* [What the task requires] Scan the data. Collect each line that contains the word "chart".

* [Dataset content]
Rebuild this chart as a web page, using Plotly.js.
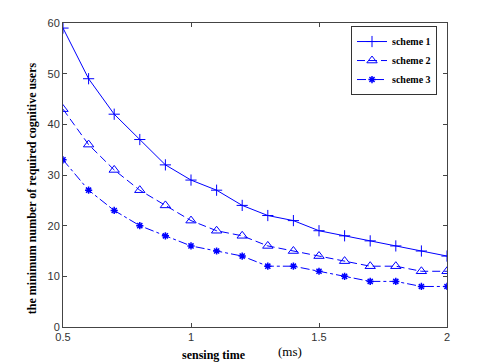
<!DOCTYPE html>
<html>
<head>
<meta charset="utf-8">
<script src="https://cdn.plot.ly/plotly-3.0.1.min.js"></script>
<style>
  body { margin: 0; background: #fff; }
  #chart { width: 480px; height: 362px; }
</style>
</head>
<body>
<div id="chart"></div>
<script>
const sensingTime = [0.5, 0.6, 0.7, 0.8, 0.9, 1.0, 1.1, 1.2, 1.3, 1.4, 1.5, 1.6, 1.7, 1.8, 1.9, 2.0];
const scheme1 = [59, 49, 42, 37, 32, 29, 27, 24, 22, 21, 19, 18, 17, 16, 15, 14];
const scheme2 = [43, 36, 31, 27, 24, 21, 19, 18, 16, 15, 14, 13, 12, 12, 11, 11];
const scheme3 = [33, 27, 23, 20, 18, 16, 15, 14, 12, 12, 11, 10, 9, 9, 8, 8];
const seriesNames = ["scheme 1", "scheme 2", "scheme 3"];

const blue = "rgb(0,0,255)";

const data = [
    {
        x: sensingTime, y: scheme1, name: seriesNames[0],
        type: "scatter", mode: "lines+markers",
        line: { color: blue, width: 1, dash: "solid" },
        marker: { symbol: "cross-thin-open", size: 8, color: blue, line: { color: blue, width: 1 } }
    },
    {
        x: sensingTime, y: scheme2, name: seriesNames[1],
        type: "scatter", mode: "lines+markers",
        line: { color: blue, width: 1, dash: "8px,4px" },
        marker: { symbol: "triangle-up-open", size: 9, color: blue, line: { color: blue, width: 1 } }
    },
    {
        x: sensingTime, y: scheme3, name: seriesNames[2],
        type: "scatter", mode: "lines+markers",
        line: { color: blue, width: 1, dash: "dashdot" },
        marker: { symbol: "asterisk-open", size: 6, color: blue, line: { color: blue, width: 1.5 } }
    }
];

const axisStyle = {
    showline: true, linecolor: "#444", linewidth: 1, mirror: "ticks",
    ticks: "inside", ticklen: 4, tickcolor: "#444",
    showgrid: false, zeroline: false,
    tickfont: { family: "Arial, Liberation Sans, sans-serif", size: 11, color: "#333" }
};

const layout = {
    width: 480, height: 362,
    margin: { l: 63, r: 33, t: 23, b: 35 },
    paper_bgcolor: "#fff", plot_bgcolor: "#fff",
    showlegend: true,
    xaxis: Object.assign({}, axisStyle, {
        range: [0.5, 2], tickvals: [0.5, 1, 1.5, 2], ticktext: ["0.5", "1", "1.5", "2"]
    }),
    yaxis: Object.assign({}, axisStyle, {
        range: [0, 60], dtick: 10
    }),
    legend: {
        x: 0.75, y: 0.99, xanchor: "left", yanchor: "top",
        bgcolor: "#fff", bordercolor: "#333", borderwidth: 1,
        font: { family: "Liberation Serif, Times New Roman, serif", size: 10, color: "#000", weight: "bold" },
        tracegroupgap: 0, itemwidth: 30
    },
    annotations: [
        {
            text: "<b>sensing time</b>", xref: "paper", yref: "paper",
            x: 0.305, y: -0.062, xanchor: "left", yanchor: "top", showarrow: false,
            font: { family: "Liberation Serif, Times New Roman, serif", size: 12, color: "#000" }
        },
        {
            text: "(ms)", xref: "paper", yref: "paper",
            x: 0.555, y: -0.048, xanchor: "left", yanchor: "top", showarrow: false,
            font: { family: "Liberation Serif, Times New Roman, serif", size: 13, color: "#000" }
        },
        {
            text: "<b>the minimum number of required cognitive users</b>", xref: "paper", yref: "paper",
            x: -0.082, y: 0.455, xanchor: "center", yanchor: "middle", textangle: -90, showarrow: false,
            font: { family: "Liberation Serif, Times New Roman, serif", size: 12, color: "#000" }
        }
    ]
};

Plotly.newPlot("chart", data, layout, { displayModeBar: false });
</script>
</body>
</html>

* [Exercise result]
Rebuild this chart as a web page, using Plotly.js.
  #chart { width: 480px; height: 362px; }
<div id="chart"></div>
Plotly.newPlot("chart", data, layout, { displayModeBar: false });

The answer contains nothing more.